* **TASK DATA**
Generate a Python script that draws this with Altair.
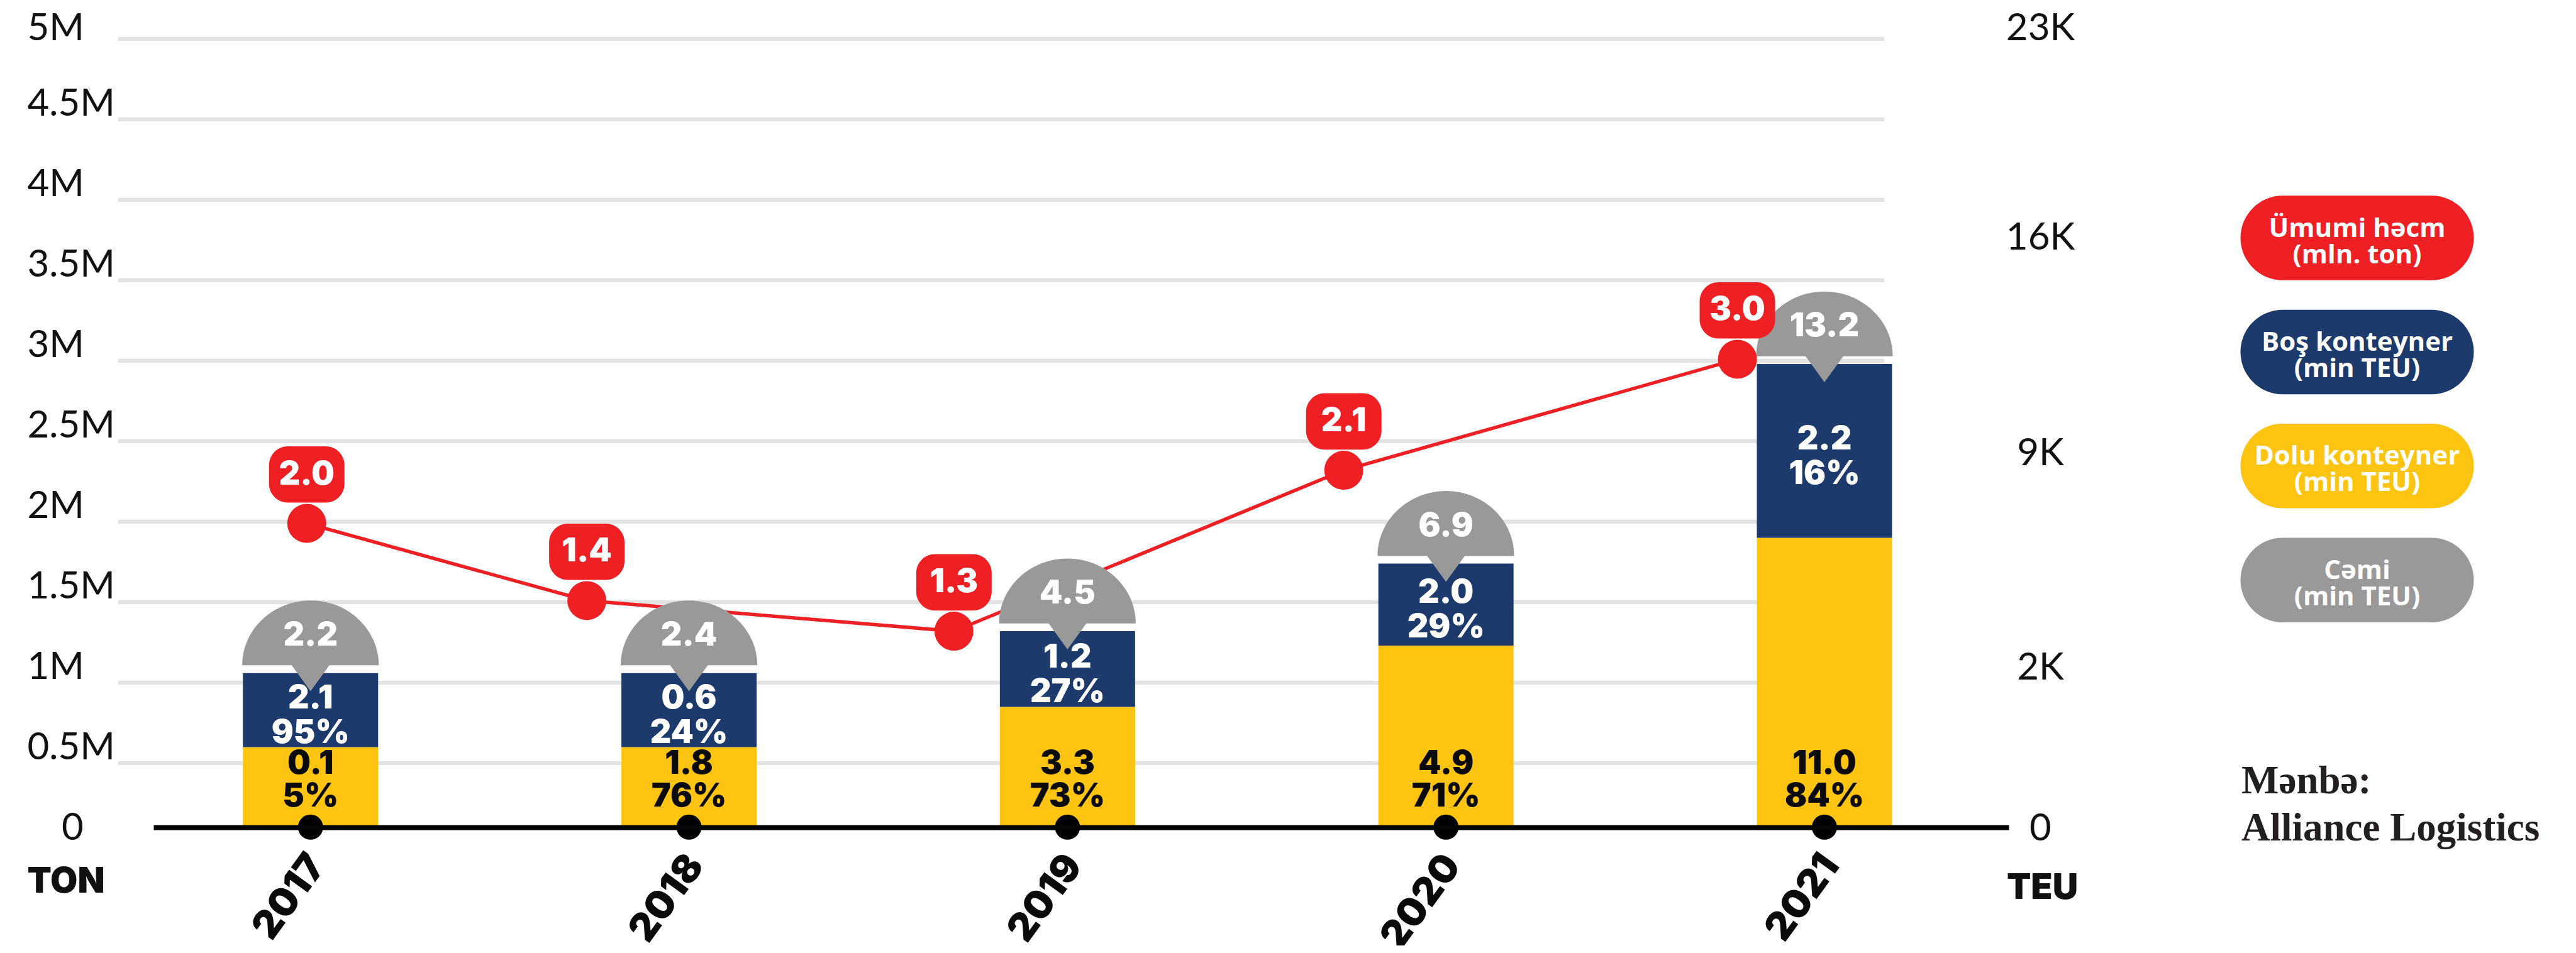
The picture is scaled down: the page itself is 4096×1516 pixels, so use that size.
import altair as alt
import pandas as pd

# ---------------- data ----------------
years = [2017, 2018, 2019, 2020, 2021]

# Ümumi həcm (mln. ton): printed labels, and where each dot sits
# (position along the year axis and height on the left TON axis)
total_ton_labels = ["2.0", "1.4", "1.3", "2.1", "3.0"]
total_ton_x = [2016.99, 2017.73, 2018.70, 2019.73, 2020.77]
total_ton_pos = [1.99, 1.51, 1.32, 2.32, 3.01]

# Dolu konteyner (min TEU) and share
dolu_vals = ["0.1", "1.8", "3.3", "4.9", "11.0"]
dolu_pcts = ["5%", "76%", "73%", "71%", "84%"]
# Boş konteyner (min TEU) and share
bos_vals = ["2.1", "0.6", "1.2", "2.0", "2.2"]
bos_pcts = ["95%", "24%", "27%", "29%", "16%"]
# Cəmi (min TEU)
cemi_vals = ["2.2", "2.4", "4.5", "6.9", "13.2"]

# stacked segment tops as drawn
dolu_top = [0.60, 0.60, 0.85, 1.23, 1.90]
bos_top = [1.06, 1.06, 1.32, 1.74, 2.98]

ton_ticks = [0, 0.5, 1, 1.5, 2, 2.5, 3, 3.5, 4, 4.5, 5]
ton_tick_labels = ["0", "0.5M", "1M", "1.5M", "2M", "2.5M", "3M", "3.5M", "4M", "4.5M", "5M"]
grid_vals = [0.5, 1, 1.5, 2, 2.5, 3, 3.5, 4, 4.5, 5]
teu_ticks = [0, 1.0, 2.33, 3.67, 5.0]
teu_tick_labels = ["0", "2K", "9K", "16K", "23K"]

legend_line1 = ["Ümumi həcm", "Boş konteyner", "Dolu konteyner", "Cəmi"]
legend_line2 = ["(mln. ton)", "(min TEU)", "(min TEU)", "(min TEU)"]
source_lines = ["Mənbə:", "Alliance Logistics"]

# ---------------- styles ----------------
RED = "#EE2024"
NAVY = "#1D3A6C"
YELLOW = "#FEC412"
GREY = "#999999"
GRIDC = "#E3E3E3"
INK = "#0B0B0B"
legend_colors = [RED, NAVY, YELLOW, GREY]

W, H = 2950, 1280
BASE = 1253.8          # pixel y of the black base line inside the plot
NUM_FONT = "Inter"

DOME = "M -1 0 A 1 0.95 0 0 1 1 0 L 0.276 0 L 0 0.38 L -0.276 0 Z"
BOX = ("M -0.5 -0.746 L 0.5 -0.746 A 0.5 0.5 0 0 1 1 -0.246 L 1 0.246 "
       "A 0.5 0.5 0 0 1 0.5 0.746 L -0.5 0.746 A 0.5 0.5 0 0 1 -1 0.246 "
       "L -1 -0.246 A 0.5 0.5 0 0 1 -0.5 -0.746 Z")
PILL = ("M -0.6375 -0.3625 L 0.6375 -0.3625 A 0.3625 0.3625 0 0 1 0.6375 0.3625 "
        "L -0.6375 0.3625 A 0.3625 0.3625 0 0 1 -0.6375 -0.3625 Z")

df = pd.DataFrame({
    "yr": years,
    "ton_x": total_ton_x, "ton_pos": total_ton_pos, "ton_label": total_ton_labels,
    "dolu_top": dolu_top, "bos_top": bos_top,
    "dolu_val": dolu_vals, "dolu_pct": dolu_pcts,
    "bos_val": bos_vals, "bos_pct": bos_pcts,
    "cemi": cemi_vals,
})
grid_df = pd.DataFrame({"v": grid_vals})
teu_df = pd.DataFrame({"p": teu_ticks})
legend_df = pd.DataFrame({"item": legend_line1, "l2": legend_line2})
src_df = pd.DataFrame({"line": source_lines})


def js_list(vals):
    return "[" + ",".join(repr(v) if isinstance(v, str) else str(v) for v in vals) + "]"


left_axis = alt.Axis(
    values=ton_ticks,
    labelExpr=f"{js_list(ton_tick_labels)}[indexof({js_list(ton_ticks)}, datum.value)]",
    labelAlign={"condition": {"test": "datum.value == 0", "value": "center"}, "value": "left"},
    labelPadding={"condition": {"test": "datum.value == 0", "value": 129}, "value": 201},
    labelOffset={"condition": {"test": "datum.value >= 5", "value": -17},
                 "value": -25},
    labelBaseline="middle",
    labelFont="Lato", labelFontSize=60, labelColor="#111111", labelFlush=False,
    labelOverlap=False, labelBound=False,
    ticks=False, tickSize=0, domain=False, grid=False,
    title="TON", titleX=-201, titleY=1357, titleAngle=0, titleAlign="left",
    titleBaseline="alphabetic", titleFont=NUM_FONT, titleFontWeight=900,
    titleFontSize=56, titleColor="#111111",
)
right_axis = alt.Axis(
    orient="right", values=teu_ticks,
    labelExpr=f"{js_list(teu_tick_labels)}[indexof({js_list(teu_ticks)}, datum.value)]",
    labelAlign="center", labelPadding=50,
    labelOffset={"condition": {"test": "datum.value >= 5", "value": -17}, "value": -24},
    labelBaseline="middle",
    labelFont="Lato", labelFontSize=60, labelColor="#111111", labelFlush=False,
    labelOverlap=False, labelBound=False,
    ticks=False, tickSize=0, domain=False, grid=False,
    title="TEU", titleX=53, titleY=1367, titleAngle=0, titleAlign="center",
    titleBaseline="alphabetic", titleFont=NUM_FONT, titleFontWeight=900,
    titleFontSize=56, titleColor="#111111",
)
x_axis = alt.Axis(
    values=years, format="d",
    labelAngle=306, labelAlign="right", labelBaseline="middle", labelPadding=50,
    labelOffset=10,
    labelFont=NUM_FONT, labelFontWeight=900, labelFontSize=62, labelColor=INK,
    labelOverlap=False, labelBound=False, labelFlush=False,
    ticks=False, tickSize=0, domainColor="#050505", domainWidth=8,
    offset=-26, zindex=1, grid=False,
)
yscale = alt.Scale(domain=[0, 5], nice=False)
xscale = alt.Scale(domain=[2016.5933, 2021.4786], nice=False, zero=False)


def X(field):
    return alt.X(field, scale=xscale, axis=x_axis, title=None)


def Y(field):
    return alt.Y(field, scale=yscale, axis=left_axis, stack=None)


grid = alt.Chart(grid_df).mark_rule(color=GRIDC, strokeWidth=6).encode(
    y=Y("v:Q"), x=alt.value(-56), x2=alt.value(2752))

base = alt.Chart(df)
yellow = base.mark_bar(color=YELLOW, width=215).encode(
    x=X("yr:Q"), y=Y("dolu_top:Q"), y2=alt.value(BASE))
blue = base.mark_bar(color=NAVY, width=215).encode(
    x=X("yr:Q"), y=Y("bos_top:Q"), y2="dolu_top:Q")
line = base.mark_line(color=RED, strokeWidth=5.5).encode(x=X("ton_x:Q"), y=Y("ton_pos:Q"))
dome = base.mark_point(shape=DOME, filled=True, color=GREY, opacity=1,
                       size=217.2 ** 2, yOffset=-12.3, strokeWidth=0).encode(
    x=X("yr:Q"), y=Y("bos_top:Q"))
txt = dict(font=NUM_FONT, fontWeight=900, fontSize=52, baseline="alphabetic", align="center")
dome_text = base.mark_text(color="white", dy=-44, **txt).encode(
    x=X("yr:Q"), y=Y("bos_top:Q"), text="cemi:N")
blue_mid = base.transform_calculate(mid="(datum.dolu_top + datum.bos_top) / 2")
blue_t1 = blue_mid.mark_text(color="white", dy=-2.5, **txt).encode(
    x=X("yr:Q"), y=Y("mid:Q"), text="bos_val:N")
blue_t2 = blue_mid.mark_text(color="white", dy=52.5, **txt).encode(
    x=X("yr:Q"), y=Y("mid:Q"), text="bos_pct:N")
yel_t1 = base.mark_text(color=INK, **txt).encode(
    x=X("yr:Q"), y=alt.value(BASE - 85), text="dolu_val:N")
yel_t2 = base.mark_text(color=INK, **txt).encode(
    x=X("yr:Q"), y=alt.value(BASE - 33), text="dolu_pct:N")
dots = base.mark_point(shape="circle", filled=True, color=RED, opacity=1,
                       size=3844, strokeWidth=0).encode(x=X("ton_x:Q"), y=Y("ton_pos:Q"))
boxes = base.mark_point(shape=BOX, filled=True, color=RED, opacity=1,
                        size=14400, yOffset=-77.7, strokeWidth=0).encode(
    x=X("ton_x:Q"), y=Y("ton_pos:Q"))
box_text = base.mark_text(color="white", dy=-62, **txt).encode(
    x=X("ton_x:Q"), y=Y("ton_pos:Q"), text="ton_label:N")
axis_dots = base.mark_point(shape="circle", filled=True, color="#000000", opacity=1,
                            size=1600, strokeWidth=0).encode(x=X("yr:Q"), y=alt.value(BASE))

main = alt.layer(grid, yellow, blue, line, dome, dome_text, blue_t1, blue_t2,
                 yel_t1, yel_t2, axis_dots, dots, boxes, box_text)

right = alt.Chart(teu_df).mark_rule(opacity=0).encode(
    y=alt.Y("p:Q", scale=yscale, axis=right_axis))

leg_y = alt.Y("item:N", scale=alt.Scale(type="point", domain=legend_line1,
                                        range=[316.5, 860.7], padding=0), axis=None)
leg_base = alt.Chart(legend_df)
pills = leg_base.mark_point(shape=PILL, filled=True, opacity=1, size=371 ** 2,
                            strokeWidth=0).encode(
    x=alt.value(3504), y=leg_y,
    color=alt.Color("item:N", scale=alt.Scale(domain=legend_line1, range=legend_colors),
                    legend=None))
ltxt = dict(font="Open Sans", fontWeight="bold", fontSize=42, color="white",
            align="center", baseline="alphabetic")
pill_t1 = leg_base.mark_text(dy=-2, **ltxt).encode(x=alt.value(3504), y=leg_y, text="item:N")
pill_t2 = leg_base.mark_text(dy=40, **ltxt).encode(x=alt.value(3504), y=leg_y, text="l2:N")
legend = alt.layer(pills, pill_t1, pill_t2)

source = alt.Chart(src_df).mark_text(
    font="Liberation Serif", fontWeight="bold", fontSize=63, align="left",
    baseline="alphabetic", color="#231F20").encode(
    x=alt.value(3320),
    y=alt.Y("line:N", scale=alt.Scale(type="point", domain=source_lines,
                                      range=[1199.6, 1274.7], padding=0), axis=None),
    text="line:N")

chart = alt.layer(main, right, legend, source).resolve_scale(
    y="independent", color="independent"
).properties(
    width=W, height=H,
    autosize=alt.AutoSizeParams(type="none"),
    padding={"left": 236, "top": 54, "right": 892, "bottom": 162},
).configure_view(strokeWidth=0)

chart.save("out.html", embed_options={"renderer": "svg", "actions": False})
==
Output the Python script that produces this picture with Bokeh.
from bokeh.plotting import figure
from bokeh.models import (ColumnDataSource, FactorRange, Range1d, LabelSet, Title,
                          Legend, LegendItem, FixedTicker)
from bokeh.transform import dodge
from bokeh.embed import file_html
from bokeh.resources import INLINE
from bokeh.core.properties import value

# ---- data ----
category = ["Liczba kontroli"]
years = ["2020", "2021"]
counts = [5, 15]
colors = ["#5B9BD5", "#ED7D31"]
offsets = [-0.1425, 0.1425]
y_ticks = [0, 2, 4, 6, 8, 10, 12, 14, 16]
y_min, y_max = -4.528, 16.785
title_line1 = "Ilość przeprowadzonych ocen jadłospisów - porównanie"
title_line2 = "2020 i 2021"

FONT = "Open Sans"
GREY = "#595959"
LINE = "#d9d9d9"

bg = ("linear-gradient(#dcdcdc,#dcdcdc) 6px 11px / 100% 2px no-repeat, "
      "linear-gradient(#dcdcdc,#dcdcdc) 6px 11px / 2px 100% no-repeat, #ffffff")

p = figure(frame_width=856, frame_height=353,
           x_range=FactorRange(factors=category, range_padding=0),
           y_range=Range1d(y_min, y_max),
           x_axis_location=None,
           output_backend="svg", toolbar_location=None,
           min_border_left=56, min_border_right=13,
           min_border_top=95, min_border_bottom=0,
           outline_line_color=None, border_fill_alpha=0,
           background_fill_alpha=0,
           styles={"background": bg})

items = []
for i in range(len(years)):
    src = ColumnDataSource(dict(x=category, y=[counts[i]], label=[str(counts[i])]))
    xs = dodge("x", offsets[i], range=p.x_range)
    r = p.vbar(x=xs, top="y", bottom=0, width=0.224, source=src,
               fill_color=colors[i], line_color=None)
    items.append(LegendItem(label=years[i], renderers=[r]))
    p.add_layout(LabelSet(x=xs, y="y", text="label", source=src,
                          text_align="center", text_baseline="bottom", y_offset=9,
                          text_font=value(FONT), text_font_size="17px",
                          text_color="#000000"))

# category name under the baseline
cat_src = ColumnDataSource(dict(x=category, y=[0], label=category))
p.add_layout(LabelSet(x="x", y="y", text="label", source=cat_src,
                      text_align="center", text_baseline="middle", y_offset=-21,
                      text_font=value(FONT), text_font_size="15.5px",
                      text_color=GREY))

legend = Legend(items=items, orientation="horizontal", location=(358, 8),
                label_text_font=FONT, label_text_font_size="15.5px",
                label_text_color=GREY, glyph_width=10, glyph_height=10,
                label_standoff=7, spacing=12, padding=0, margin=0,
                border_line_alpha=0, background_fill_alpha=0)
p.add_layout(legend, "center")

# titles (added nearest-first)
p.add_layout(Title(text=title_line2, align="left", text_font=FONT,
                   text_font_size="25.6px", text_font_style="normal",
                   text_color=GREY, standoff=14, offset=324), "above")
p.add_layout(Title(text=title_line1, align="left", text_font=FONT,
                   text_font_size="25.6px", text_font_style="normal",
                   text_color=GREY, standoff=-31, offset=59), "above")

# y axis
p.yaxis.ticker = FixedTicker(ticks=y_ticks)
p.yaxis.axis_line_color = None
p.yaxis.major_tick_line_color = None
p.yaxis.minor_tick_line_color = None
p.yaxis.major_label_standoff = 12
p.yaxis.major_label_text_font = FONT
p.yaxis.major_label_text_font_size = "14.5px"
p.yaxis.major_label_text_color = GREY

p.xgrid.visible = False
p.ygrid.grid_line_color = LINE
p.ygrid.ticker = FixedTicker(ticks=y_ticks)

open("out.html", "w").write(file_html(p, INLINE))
---
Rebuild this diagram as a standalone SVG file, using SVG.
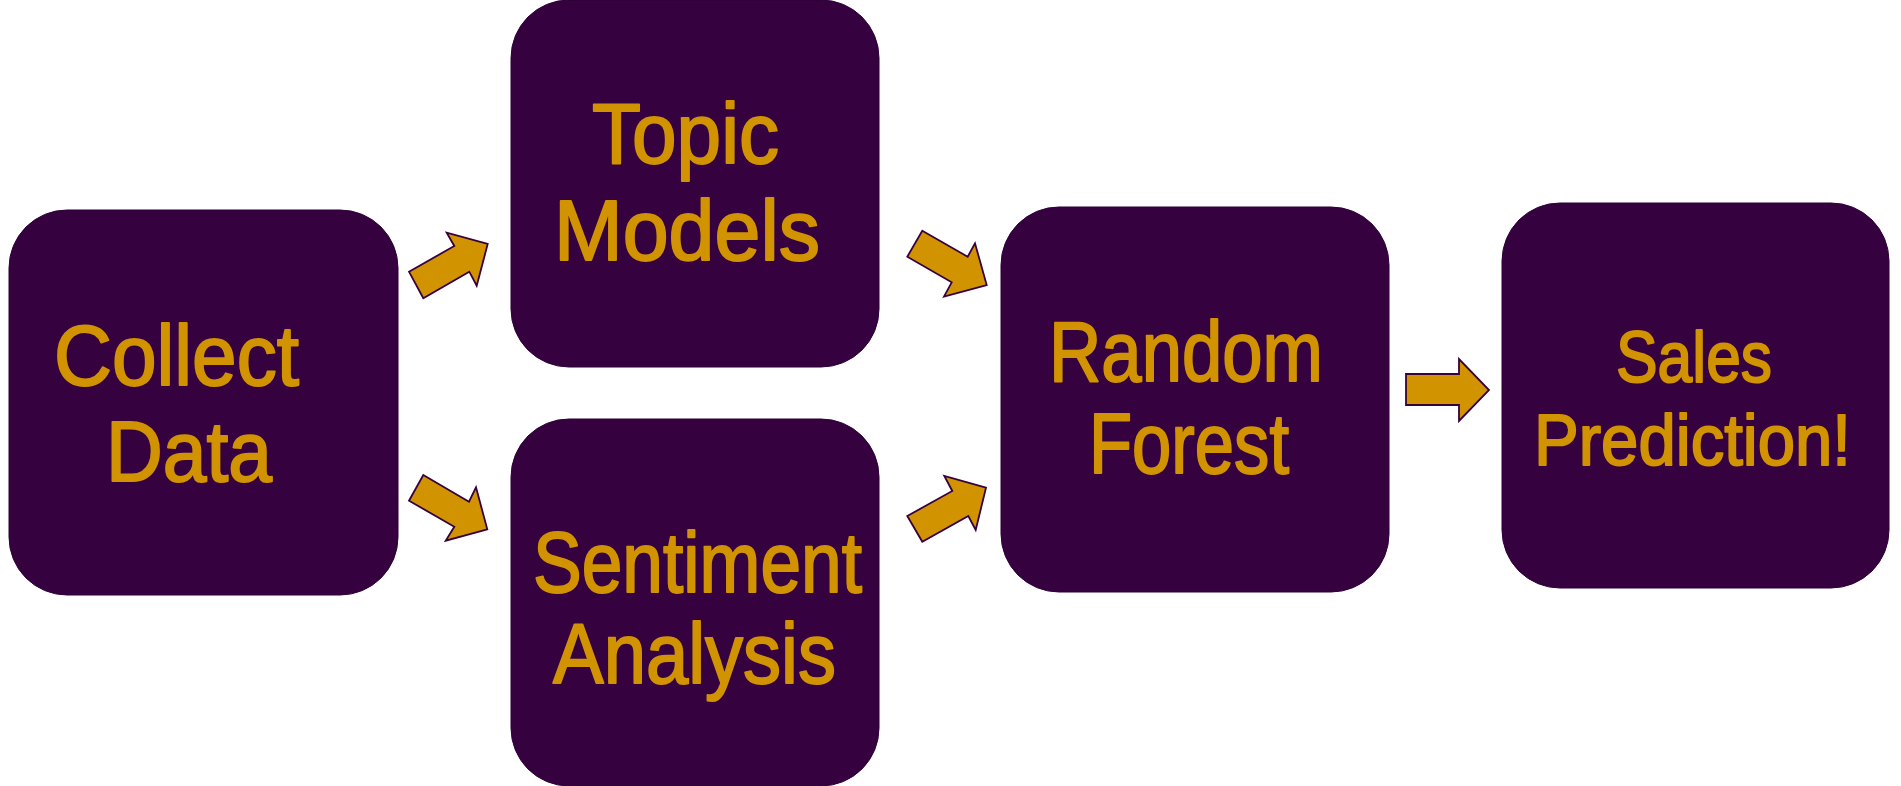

* **INSTRUCTIONS FOR THE TASK**
The first line to copy holds "Generate a Python", and the last holds "years = [2017, 2018, 2019, 2020, 2021]". Copy them and the lines between exactly, leaving out pictures.

* **REPLY**
Generate a Python script that draws this with Altair.
The picture is scaled down: the page itself is 4096×1516 pixels, so use that size.
import altair as alt
import pandas as pd

# ---------------- data ----------------
years = [2017, 2018, 2019, 2020, 2021]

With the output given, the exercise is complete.